Il dirige et dessine les plans du nouveau jardin, comme il le faisait lors de ses campagnes avec ses soldats, et partage la vie quotidienne et le travail des jardiniers. L'ampleur des travaux fût telle qu'une importante communauté de Chinois s'installa sur l'île, sans laquelle les jardins de Napoléon n'auraient sans doute pas vu le jour aussi rapidement. De cette communauté, un petit pavillon chinois subsiste également sur la propriété de Longwood.
Exilé au bout du monde sur une île inhospitalière et surveillé en permanence, l'Empereur est transformé au cours des dernières années de sa vie par son exil, cultivant son propre jardin, à la fois physique et spirituel.

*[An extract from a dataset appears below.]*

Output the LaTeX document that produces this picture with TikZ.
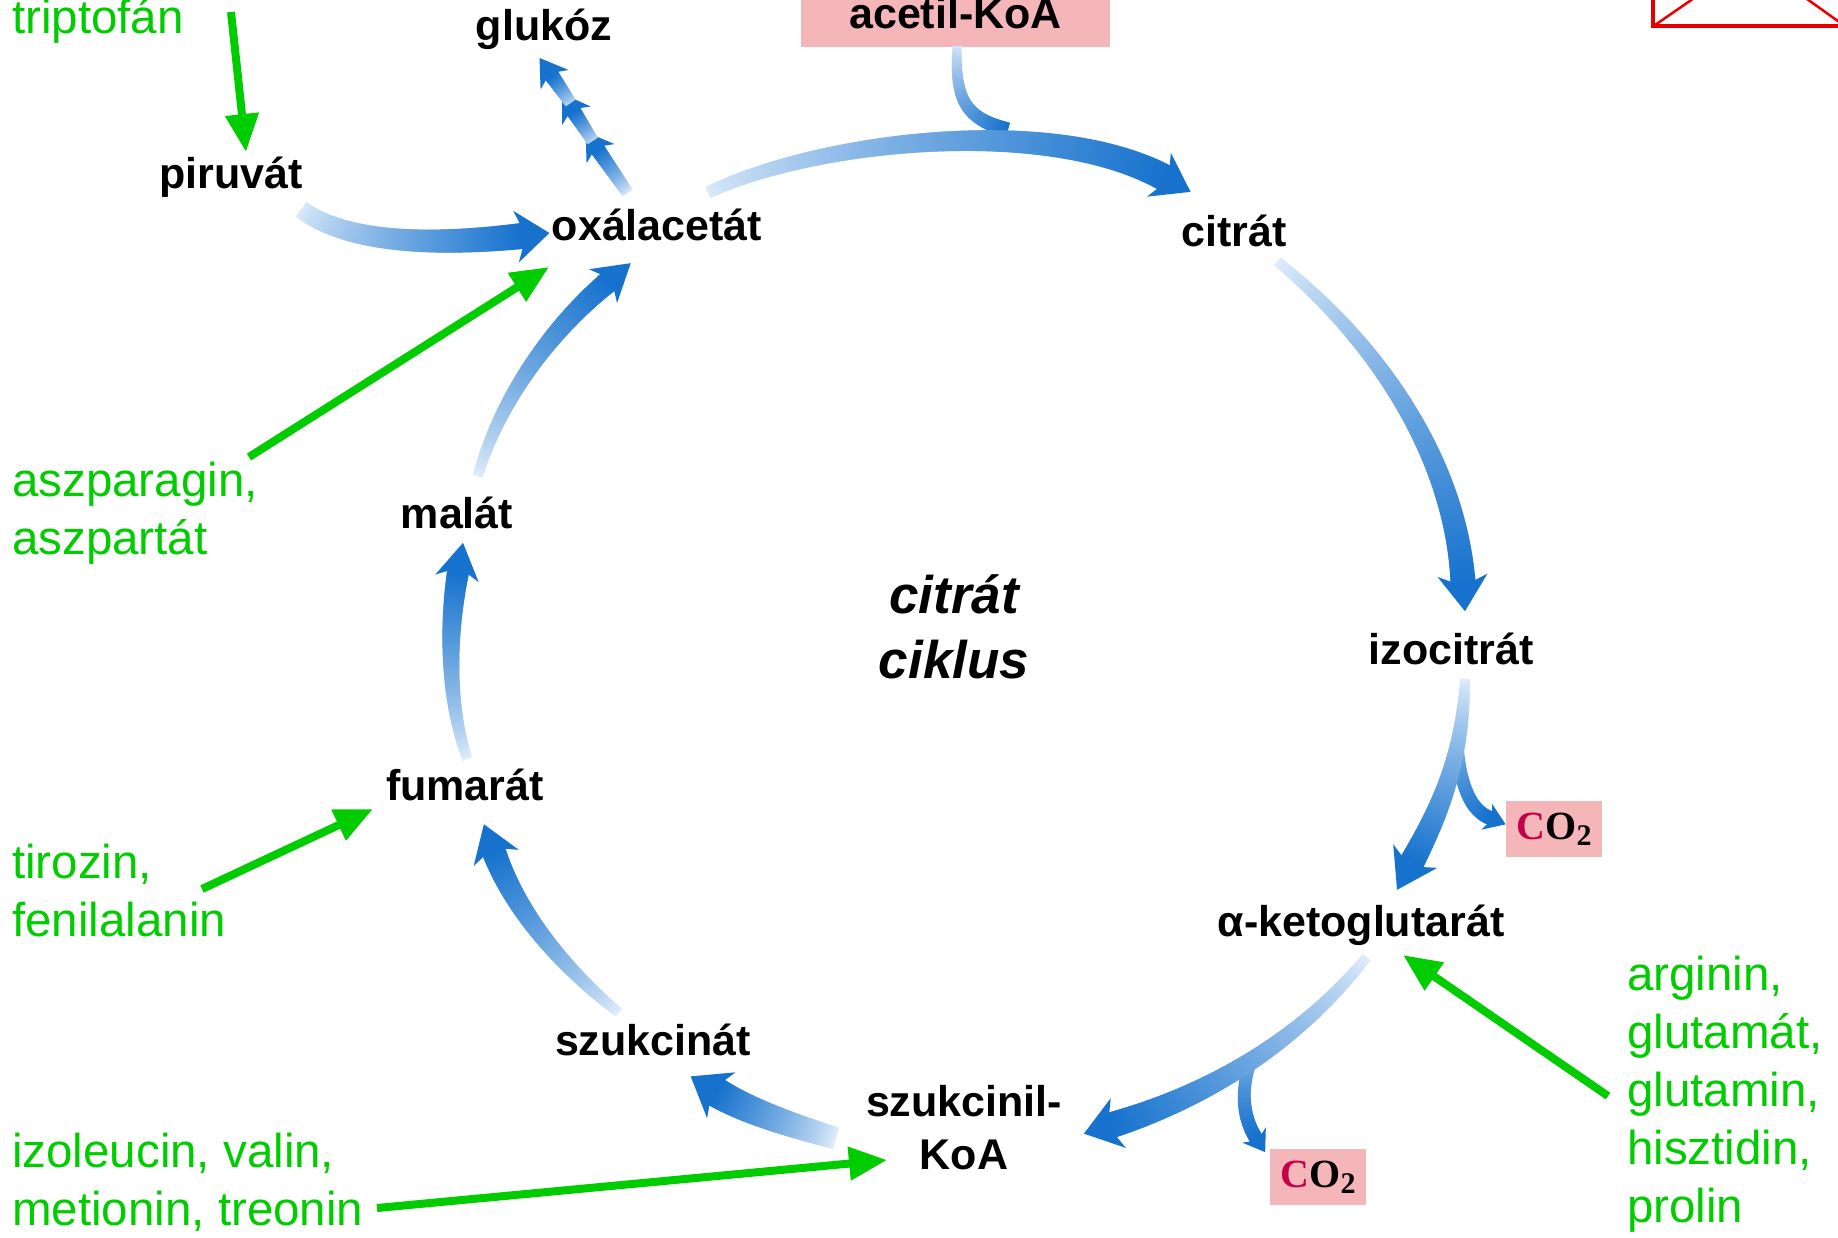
\documentclass[tikz,border=0pt]{standalone}
\usepackage{fontspec}
\setmainfont{Liberation Sans}
\newfontfamily\coserif{Liberation Serif}
\usetikzlibrary{decorations.markings, arrows.meta}

\definecolor{cycleblue}{RGB}{22,114,205}
\definecolor{cyclepale}{RGB}{236,244,253}
\definecolor{aagreen}{RGB}{0,204,0}
\definecolor{boxpink}{RGB}{245,182,186}
\definecolor{cocrimson}{RGB}{196,0,72}
\definecolor{markred}{RGB}{232,0,0}

\tikzset{
  % shaded arrow body: tail width, end width, starting colour percentage
  flowbody/.style n args={3}{postaction={decorate, decoration={markings,
      mark=between positions 0 and 1 step 1.5pt with {%
        \pgfmathsetmacro\fr{min(1,\pgfkeysvalueof{/pgf/decoration/mark info/distance from start}/\pgfdecoratedpathlength)}%
        \pgfmathsetmacro\hw{(#1+(#2-#1)*\fr)/2}%
        \pgfmathsetmacro\pc{#3+(100-#3)*\fr^0.8}%
        \fill[cycleblue!\pc!cyclepale] (-1.2pt,-\hw pt) rectangle (1.2pt,\hw pt);
      }}}},
  % barbed head at the end of the path: half width, length
  flowhead/.style 2 args={postaction={decorate, decoration={markings,
      mark=at position 0.998 with {%
        \fill[cycleblue] ({-0.2*#2pt},{#1pt}) -- ({#2pt},0pt) -- ({-0.2*#2pt},{-#1pt})
          -- (0pt,{-0.45*#1pt}) -- (0pt,{0.45*#1pt}) -- cycle;
      }}}},
  metab/.style={font=\fontsize{43}{53}\selectfont\bfseries, inner sep=0pt, anchor=base, align=center},
  aminoacid/.style={font=\fontsize{47.5}{57.8}\selectfont, text=aagreen, inner sep=0pt, anchor=base west, align=left},
  feed/.style={draw=aagreen, line width=8pt, -{Triangle[length=38pt,width=32pt]}},
  pinkbox/.style={fill=boxpink, inner sep=0pt},
  cotext/.style={pinkbox, minimum width=96pt, minimum height=56pt,
    font=\coserif\bfseries\fontsize{40}{44}\selectfont},
}

\newcommand\cotwo{\textcolor{cocrimson}{C}O\raisebox{-0.15em}{\fontsize{30}{30}\selectfont 2}}

\begin{document}
\begin{tikzpicture}[x=1pt, y=-1pt]
\useasboundingbox (0,0) rectangle (1838,1237);
\clip (0,0) rectangle (1838,1237);
\fill[white] (0,0) rectangle (1838,1237);

% ---- marker rectangle at the top right corner
\draw[markred, line width=4.5pt] (1653,-20) -- (1653,26) -- (1860,26);
\draw[markred, line width=2.5pt] (1655,25) -- (1700,-6);
\draw[markred, line width=2.5pt] (1800,-6) -- (1842,24);

% ---- acetyl-CoA input box
\node[pinkbox, minimum width=309pt, minimum height=68pt,
      font=\fontsize{43}{53}\selectfont\bfseries] (acetil) at (955.5,13) {acetil-KoA};

% ---- cycle intermediates (multi-line labels are anchored at their last line)
\node[metab] (glukoz) at (544,40) {glukóz};
\node[metab] (piruvat) at (231,188) {piruvát};
\node[metab] (oxal) at (657,240) {oxálacetát};
\node[metab] (citrat) at (1234,246) {citrát};
\node[metab] (izocitrat) at (1451,664) {izocitrát};
\node[metab] (aketo) at (1361,936) {α-ketoglutarát};
\node[metab] (szkoa) at (964,1169) {szukcinil-\\KoA};
\node[metab] (szukcinat) at (653,1055) {szukcinát};
\node[metab] (fumarat) at (465,800) {fumarát};
\node[metab] (malat) at (457,528) {malát};
\node[metab, font=\fontsize{53}{65}\selectfont\bfseries\itshape] (ciklus) at (954,678) {citrát\\ciklus};

% ---- released CO2
\node[cotext] (co2a) at (1554,829) {\cotwo};
\node[cotext] (co2b) at (1318,1177) {\cotwo};

% ---- amino acid labels
\node[aminoacid] (trp) at (12,33) {triptofán};
\node[aminoacid] (asp) at (12,554) {aszparagin,\\aszpartát};
\node[aminoacid] (tyr) at (12,936) {tirozin,\\fenilalanin};
\node[aminoacid] (ile) at (12,1225) {izoleucin, valin,\\metionin, treonin};
\node[aminoacid] (arg) at (1627,1222) {arginin,\\glutamát,\\glutamin,\\hisztidin,\\prolin};

% ---- citric acid cycle arrows
% oxalacetate -> citrate (with acetyl-CoA joining)
\path[flowbody={9}{15}{10}] (acetil.south -| 957,0) .. controls (955,100) and (965,118) .. (1008,130);
\path[flowbody={12}{27}{8}, flowhead={25}{30}] (709,192) .. controls (820,140) and (1050,115) .. (1165,178);
% citrate -> isocitrate
\path[flowbody={10}{25}{5}, flowhead={25}{30}] (1278,262) .. controls (1380,345) and (1455,460) .. (1463,582);
% isocitrate -> alpha-ketoglutarate, branch to CO2
\path[flowbody={12}{14}{55}, flowhead={14}{17}] (1458,752) .. controls (1462,795) and (1475,812) .. (1490,818);
\path[flowbody={10}{25}{5}, flowhead={25}{32}] (1465,680) .. controls (1462,760) and (1440,810) .. (1412,862);
% alpha-ketoglutarate -> succinyl-CoA, branch to CO2
\path[flowbody={12}{14}{55}, flowhead={14}{17}] (1251,1061) .. controls (1240,1090) and (1243,1118) .. (1256,1138);
\path[flowbody={10}{26}{5}, flowhead={26}{30}] (1366,958) .. controls (1300,1040) and (1210,1095) .. (1112,1125);
% succinyl-CoA -> succinate
\path[flowbody={22}{30}{5}, flowhead={27}{30}] (835,1138) .. controls (790,1125) and (745,1110) .. (716,1092);
% succinate -> fumarate
\path[flowbody={10}{24}{5}, flowhead={24}{30}] (618,1012) .. controls (560,965) and (515,910) .. (494,852);
% fumarate -> malate
\path[flowbody={10}{22}{5}, flowhead={22}{30}] (467,758) .. controls (447,700) and (448,630) .. (458,572);
% malate -> oxalacetate
\path[flowbody={10}{22}{5}, flowhead={22}{30}] (478,475) .. controls (500,400) and (550,330) .. (608,282);
% pyruvate -> oxalacetate
\path[flowbody={18}{26}{8}, flowhead={26}{28}] (302,210) .. controls (350,245) and (440,245) .. (522,236);
% oxalacetate -> glucose
\path[flowbody={12}{15}{10}, flowhead={17}{22}] (627,192) -- (598,150);
\path[flowbody={12}{15}{25}, flowhead={17}{22}] (592,140) -- (574,112);
\path[flowbody={12}{15}{25}, flowhead={17}{22}] (570,102) -- (552,76);

% ---- amino acid entry points
\coordinate (trp-from) at (231,12);   \coordinate (trp-to) at (246,152);
\coordinate (asp-from) at (249,457);  \coordinate (asp-to) at (549,267);
\coordinate (tyr-from) at (202,889);  \coordinate (tyr-to) at (373,809);
\coordinate (ile-from) at (377,1208); \coordinate (ile-to) at (887,1160);
\coordinate (arg-from) at (1608,1096); \coordinate (arg-to) at (1403,955);
\draw[feed] (trp-from) -- (trp-to);
\draw[feed] (asp-from) -- (asp-to);
\draw[feed] (tyr-from) -- (tyr-to);
\draw[feed] (ile-from) -- (ile-to);
\draw[feed] (arg-from) -- (arg-to);
\end{tikzpicture}
\end{document}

Les parcs et jardins privés de la famille de Napoléon
D'autres membres de la famille de Napoléon ont également eu une grande influence sur les jardins, en particulier Elisa Baciocchi Bonaparte, sa sœur et princesse de Lucques et de Piombino. L'exemple le plus frappant est la Villa Marlia, qu'Elisa achète en 1806 et qu'elle agrandit au fil des ans en achetant des propriétés limitrophes.
Une partie du jardin est considérablement modifiée par Elisa. Le nouveau dessin est asymétrique, avec des bois peuplés de cerfs, de chèvres et de moutons mérinos. De nombreuses espèces rares sont introduites, telles que des magnolias, des saules pleureurs, des chênes américains et des mimosas, que l'on trouve dans la région de Naples.
Les camélias sont l'un des attraits majeurs, en particulier en mars lorsqu'ils sont en pleine floraison. Originaires d'Asie, ils sont introduits en Grande-Bretagne au milieu du XVIIIe siècle, mais n’arrivent en Italie qu'à la fin du siècle. Elisa ordonna à son frère Joseph, roi de Naples, d'envoyer des plantes rares du palais de Caserte au nouveau "jardin anglais" de Marlia.
Villas influencées par la période napoléonienne
La Villa Melzi d'Eril, près du lac de Côme, est un autre lieu influencé par la période napoléonienne. Le camélia, symbole du printemps et du renouveau de la vie, peut également être admiré dans ce jardin historique, construit entre 1808 et 1810 par le comte Melzi.